Bruxelles avait aussi assimilé à des aides publiques la mise à disposition de France Télécom par l’Etat, en 2002, de 9 milliards d’euros. Ce soutien de la part d’un gouvernement qui détenait encore à l’époque la majorité du capital de France Télécom, était resté uniquement verbal, puisque ces fonds n’ont jamais été utilisés.

Compte-tenu du caractère inédit de cette “aide psychologique”, la Commission avait renoncé à réclamer un remboursement concernant ces derniers éléments et s’était limitée au remboursement de la taxe professionnelle.

Elle définissait le montant à récupérer comme étant la différence entre la taxe professionnelle qui aurait été due si le régime normal avait été appliqué et celle effectivement payée par France Télécom.

Après de savants calculs, les services européens de la Concurrence avaient évalué cette somme “entre 798 millions et 1,14 milliard d’euros”.

Le commissaire à la Concurrence de l’époque, Mario Monti, avait estimé qu’avec les intérêts, la somme à rembourser se situait en réalité entre 1,2 et 1,7 milliard.

Le montant définitif devait être défini dans les trois mois, en collaboration avec les autorités françaises.

Pourtant, a déploré Bruxelles mercredi, “les autorités françaises n’ont encore pris aucune mesure concrète pour récupérer l’aide”. Et malgré de nombreux échanges, elles ont “sous-estimé le montant d’aides”.

La Commission s’est donc résolue à traduire Paris devant la Cour européenne de Justice (CEJ).

Le ministre français délégué à l’Industrie, François Loos, a regretté cette décision, assurant que les autorités françaises avaient “pleinement et loyalement coopéré” avec la Commission.

Chez France Télécom, on estime qu’il existe “une véritable difficulté de chiffrage”. Mais quoi qu’il en soit, cette action en justice ne constitue pour lui qu’un “nouvel élément de procédure” qui “ne change pas la situation pour l’entreprise”.

France Télécom et l’Etat français ont fait appel fin 2004 de la condamnation de Bruxelles et demandé au Tribunal de première instance de la CEJ d’annuler cette décision sur le fond.

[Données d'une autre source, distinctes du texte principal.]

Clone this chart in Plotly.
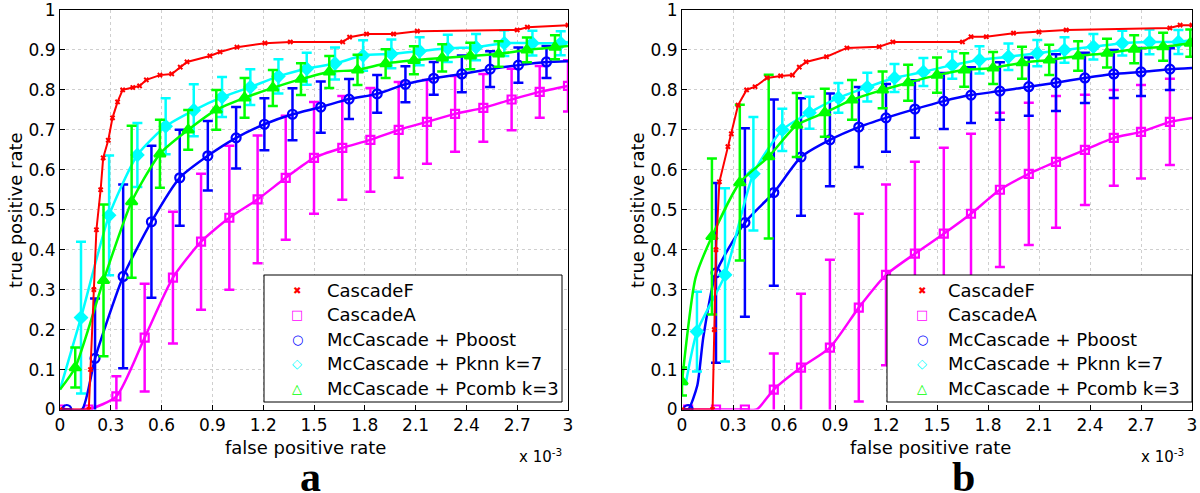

Or, estime-t-on chez France Télécom, “il ne se passera rien avant cet arrêt”, attendu courant 2007. Et l’opérateur est plutôt confiant en la force de ses arguments.

Le groupe fait notamment valoir que ce régime fiscal n’a pas été si avantageux que ça et qu’il a au contraire été sur-imposé à hauteur de 1,7 milliard d’euros.

En outre, rappelle-t-il, ce régime a été adopté par le Parlement en 1990. Or la Commission n’a commencé à s’y intéresser qu’en 2001, alors qu’il y avait prescription depuis un an.

Enfin, la loi incriminée avait déjà été examinée par la Commission dans le cadre d’un dossier concernant La Poste française. L’exécutif européen avait alors jugé ces dispositions tout à fait légales. “Qu’en est-il donc de la sécurité juridique?”, s’interroge aujourd’hui France Télécom.

L’affaire est d’autant moins close qu’une troisième procédure est en cours à Luxembourg. Jugeant la Commission trop clémente, les concurrents de France Télécom réclament que l’opérateur français rembourse également “l’aide psychologique” fournie par l’Etat français.